In February 2023, she won the British Universities Indoor Championships triple jump competition.

She was selected for the British team for the 2023 European Athletics Team Championships held in Chorzów, Silesia, Poland in June 2023. Competing in the triple jump, she finished 15th.

In July 2023, she became the British triple jump champion, winning the gold medal at the 2023 British Athletics Championships, in Manchester, with a new personal best jump of 13.56m.

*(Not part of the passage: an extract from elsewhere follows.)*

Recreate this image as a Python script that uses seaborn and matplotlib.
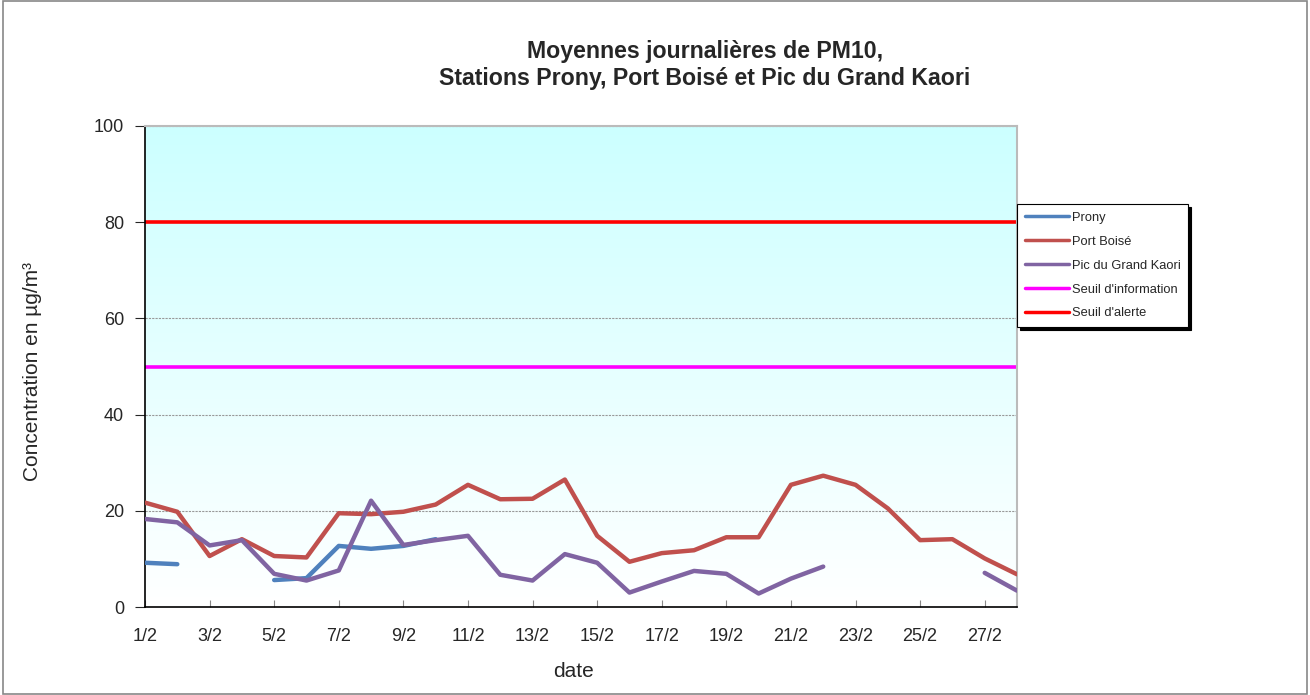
import numpy as np
import pandas as pd
import seaborn as sns
import matplotlib
matplotlib.use("Agg")
import matplotlib.pyplot as plt
from matplotlib.lines import Line2D

days = list(range(1, 29))
prony = [9.2, 8.9, None, None, 5.6, 6.0, 12.7, 12.1, 12.7, 14.1,
         None, None, None, None, None, None, None, None, None, None,
         None, None, None, None, None, None, None, None]
port_boise = [21.7, 19.8, 10.6, 14.1, 10.6, 10.3, 19.5, 19.3, 19.8, 21.3,
              25.4, 22.4, 22.5, 26.5, 14.8, 9.4, 11.2, 11.8, 14.5, 14.5,
              25.4, 27.3, 25.4, 20.5, 13.9, 14.1, 10.1, 6.8]
pic_kaori = [18.3, 17.6, 12.8, 13.9, 6.9, 5.5, 7.6, 22.1, 12.9, 13.9,
             14.8, 6.7, 5.5, 11.0, 9.2, 3.0, 5.3, 7.5, 6.9, 2.8,
             5.9, 8.4, None, None, None, None, 7.1, 3.4]
seuil_info = 50
seuil_alerte = 80
tick_days = list(range(1, 28, 2))
tick_labels = [f"{d}/2" for d in tick_days]

series = {"Prony": prony, "Port Boisé": port_boise, "Pic du Grand Kaori": pic_kaori}
colors = {"Prony": "#4F81BD", "Port Boisé": "#C0504D", "Pic du Grand Kaori": "#8064A2"}

# long format, one "segment" per unbroken run so gaps stay gaps
rows = []
for name, vals in series.items():
    seg = 0
    prev = False
    for d, v in zip(days, vals):
        if v is None:
            prev = False
            continue
        if not prev:
            seg += 1
        prev = True
        rows.append({"day": d, "value": v, "station": name, "segment": f"{name}-{seg}"})
df = pd.DataFrame(rows)

sns.set_style("white")
plt.rcParams["font.family"] = ["Liberation Sans", "DejaVu Sans"]

fig = plt.figure(figsize=(13.1, 6.95), dpi=100)
ax = fig.add_axes([145 / 1310, 1 - 607 / 695, (1017 - 145) / 1310, (607 - 126) / 695])

# gradient background
grad = np.linspace(1, 0, 256).reshape(-1, 1)
top = np.array([0.80, 1.0, 1.0])
bottom = np.array([1.0, 1.0, 1.0])
img = grad[..., None] * top + (1 - grad[..., None]) * bottom
ax.imshow(img, extent=[1, 28, 0, 100], aspect="auto", origin="upper", zorder=0)

for y in [20, 40, 60, 80, 100]:
    ax.axhline(y, color="#999999", lw=0.8, ls=(0, (2, 1)), zorder=1)

sns.lineplot(data=df, x="day", y="value", hue="station", units="segment",
             estimator=None, palette=colors, linewidth=3.2, ax=ax, legend=False,
             zorder=3)
ax.axhline(seuil_info, color="#FF00FF", lw=2.6, zorder=2)
ax.axhline(seuil_alerte, color="#FF0000", lw=2.6, zorder=2)

ax.set_xlim(1, 28)
ax.set_ylim(0, 100)
ax.set_yticks([0, 20, 40, 60, 80, 100])
ax.set_xticks(tick_days)
ax.set_xticklabels(tick_labels)
ax.tick_params(axis="y", direction="out", length=7, labelsize=13, pad=8, left=True)
ax.tick_params(axis="x", direction="in", length=5, labelsize=13, pad=15, bottom=True, color="#888888")
ax.set_xlabel("date", fontsize=15)
ax.set_ylabel("Concentration en µg/m³", fontsize=15)
ax.xaxis.set_label_coords((573 - 145) / 872, -(662 - 607) / 481)
ax.yaxis.set_label_coords(-(145 - 42) / 872, 0.49)
for s in ["left", "bottom"]:
    ax.spines[s].set_color("black")
    ax.spines[s].set_linewidth(1.2)
for s in ["top", "right"]:
    ax.spines[s].set_color("#bbbbbb")
    ax.spines[s].set_linewidth(1.5)

fig.text(705 / 1310, 1 - 65 / 695, "Moyennes journalières de PM10,\nStations Prony, Port Boisé et Pic du Grand Kaori",
         ha="center", va="center", fontsize=16.7, fontweight="bold", linespacing=1.2)

handles = [Line2D([], [], color=colors["Prony"], lw=2.5),
           Line2D([], [], color=colors["Port Boisé"], lw=2.5),
           Line2D([], [], color=colors["Pic du Grand Kaori"], lw=2.5),
           Line2D([], [], color="#FF00FF", lw=2.5),
           Line2D([], [], color="#FF0000", lw=2.5)]
labels = ["Prony", "Port Boisé", "Pic du Grand Kaori", "Seuil d'information", "Seuil d'alerte"]
leg = fig.legend(handles, labels, loc="upper left", bbox_to_anchor=(1017 / 1310, 1 - 204 / 695),
                 fontsize=9.3, frameon=True, fancybox=False, shadow={"color": "black", "alpha": 1},
                 handlelength=3.4, labelspacing=0.92, borderpad=0.6, handletextpad=0.25,
                 borderaxespad=0)
leg.get_frame().set_edgecolor("black")
leg.get_frame().set_linewidth(0.8)

fig.patches.append(plt.Rectangle((0.002, 0.002), 0.996, 0.996, transform=fig.transFigure,
                                 fill=False, edgecolor="#888888", lw=1.2))

fig.savefig("out.png", dpi=100, facecolor="white")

She won the triple jump at the 2025 British Indoor Athletics Championships in Birmingham. In June 2025, she jumped a new personal best of 13.98 metres whilst competing in Alexandria, Greece. She was selected for the triple jump at the 2025 European Athletics Team Championships in Madrid in June 2025, placing tenth overall with a jump of 13.26 metres. She was named in the British team for the 2025 Summer World University Games in Germany.

Forde-Wells jumped 13.53 metres to win the 2026 British Indoor Athletics Championships in Birmingham on 15 February 2026. She placed fifteenth at the 2026 World Athletics Indoor Championships in Toruń, Poland. On 21 June, Forde-Wells won the triple jump title at the 2026 UK Athletics Championships in Birmingham with 13.34 metres. She was selected to represent England at the 2026 Commonwealth Games in Glasgow and placed fifth in the triple jump with 13.70m.

==Personal life==
Forde-Wells attends Loughborough University.